# START OF DATA SEGMENT
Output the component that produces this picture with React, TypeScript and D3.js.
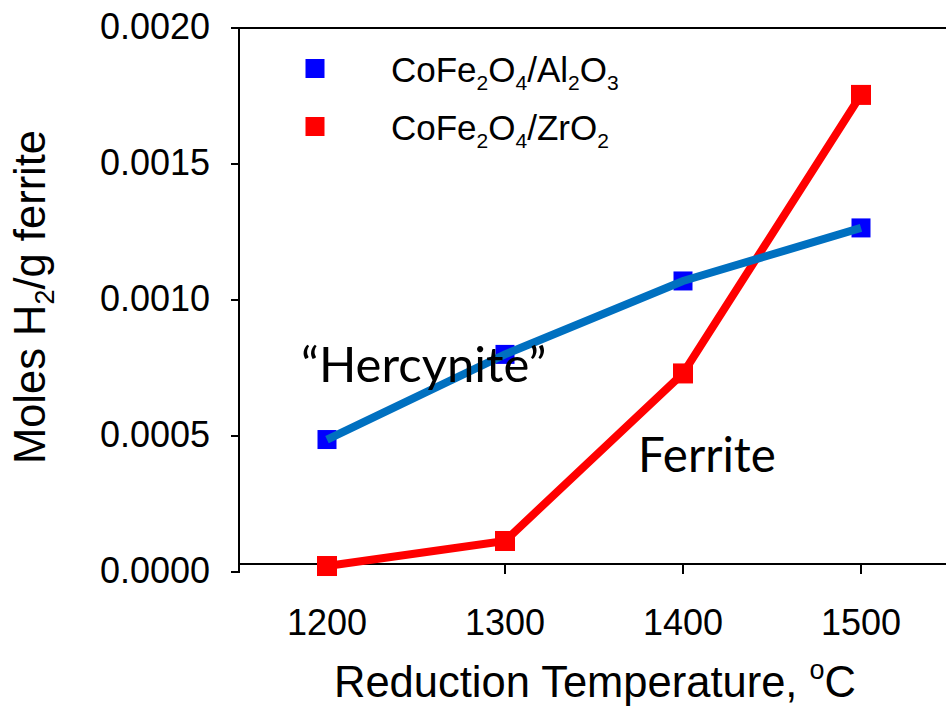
import React from "react";
import * as d3 from "d3";

const temps = [1200, 1300, 1400, 1500];
const alumina = [0.000487, 0.0008, 0.00107, 0.001265];
const zirconia = [0.000022, 0.000114, 0.00073, 0.001754];
const xTicks = [1200, 1300, 1400, 1500];
const yTicks = [0, 0.0005, 0.001, 0.0015, 0.002];
const yTickLabels = ["0.0000", "0.0005", "0.0010", "0.0015", "0.0020"];

const W = 946;
const H = 706;

export default function App() {
  const x = d3.scaleLinear().domain([1150, 1550]).range([238, 950]);
  const y = d3.scaleLinear().domain([0, 0.002]).range([572, 28]);
  const axisY = 564;
  const line = d3
    .line<[number, number]>()
    .x((d) => x(d[0]))
    .y((d) => y(d[1]));
  const blueData: [number, number][] = temps.map((t, i) => [t, alumina[i]]);
  const redData: [number, number][] = temps.map((t, i) => [t, zirconia[i]]);
  const sans = "'Liberation Sans', Arial, sans-serif";
  const cal = "Lato, 'Open Sans', sans-serif";

  return (
    <svg
      width={W}
      height={H}
      style={{ position: "absolute", left: 0, top: 0, background: "#fff" }}
    >
      <rect x={0} y={0} width={W} height={H} fill="#fff" />
      {/* axes */}
      <line x1={239} x2={239} y1={27} y2={573} stroke="#000" strokeWidth={2} />
      <line x1={231} x2={W} y1={28} y2={28} stroke="#000" strokeWidth={2} />
      <line x1={239} x2={W} y1={axisY} y2={axisY} stroke="#000" strokeWidth={2} />
      {yTicks.map((v, i) => (
        <g key={"yt" + i}>
          <line x1={231} x2={239} y1={y(v)} y2={y(v)} stroke="#000" strokeWidth={2} />
          <text
            x={210}
            y={y(v) + 11}
            textAnchor="end"
            fontFamily={sans}
            fontSize={36}
            fill="#000"
          >
            {yTickLabels[i]}
          </text>
        </g>
      ))}
      {xTicks.map((v) => (
        <g key={"xt" + v}>
          <line x1={x(v)} x2={x(v)} y1={axisY} y2={axisY + 10} stroke="#000" strokeWidth={2} />
          <text
            x={x(v)}
            y={635}
            textAnchor="middle"
            fontFamily={sans}
            fontSize={36}
            fill="#000"
          >
            {v}
          </text>
        </g>
      ))}
      {/* axis titles */}
      <text
        x={595}
        y={697}
        textAnchor="middle"
        fontFamily={sans}
        fontSize={43.5}
        fill="#000"
      >
        Reduction Temperature,{" "}
        <tspan fontSize={27} dy={-18}>o</tspan>
        <tspan dy={18}>C</tspan>
      </text>
      <text
        transform="translate(45,297) rotate(-90)"
        textAnchor="middle"
        fontFamily={sans}
        fontSize={43.5}
        fill="#000"
      >
        Moles H<tspan fontSize={27} dy={9}>2</tspan>
        <tspan dy={-9}>/g ferrite</tspan>
      </text>

      {/* red series */}
      <path d={line(redData) || ""} fill="none" stroke="#FF0000" strokeWidth={8} strokeLinejoin="miter" />
      {redData.map((d, i) => (
        <rect key={"r" + i} x={x(d[0]) - 10} y={y(d[1]) - 10} width={20} height={20} fill="#FF0000" />
      ))}
      {/* blue series */}
      {blueData.map((d, i) => (
        <rect key={"b" + i} x={x(d[0]) - 9.5} y={y(d[1]) - 9.5} width={19} height={19} fill="#0000FF" />
      ))}
      <path d={line(blueData) || ""} fill="none" stroke="#0070C0" strokeWidth={8} />

      {/* legend */}
      <rect x={305.5} y={59} width={19} height={19} fill="#0000FF" />
      <rect x={305.5} y={117} width={19} height={19} fill="#FF0000" />
      <text x={391} y={82} fontFamily={sans} fontSize={35} fill="#000">
        CoFe<tspan fontSize={21} dy={8}>2</tspan>
        <tspan dy={-8}>O</tspan>
        <tspan fontSize={21} dy={8}>4</tspan>
        <tspan dy={-8}>/Al</tspan>
        <tspan fontSize={21} dy={8}>2</tspan>
        <tspan dy={-8}>O</tspan>
        <tspan fontSize={21} dy={8}>3</tspan>
      </text>
      <text x={391} y={140} fontFamily={sans} fontSize={35} fill="#000">
        CoFe<tspan fontSize={21} dy={8}>2</tspan>
        <tspan dy={-8}>O</tspan>
        <tspan fontSize={21} dy={8}>4</tspan>
        <tspan dy={-8}>/ZrO</tspan>
        <tspan fontSize={21} dy={8}>2</tspan>
      </text>

      {/* annotations */}
      <text x={301} y={382} fontFamily={cal} fontSize={49} fill="#000">
        “Hercynite”
      </text>
      <text x={638} y={472} fontFamily={cal} fontSize={47.5} fill="#000">
        Ferrite
      </text>
    </svg>
  );
}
# END OF DATA SEGMENT
» **SHORT TASK**:
Starting at the first line of the material, output exactly the lines up to and including the one with "import * as". Do not include the pictures.

» **OUTPUT OF THE TASK**:
Output the component that produces this picture with React, TypeScript and D3.js.
import React from "react";
import * as d3 from "d3";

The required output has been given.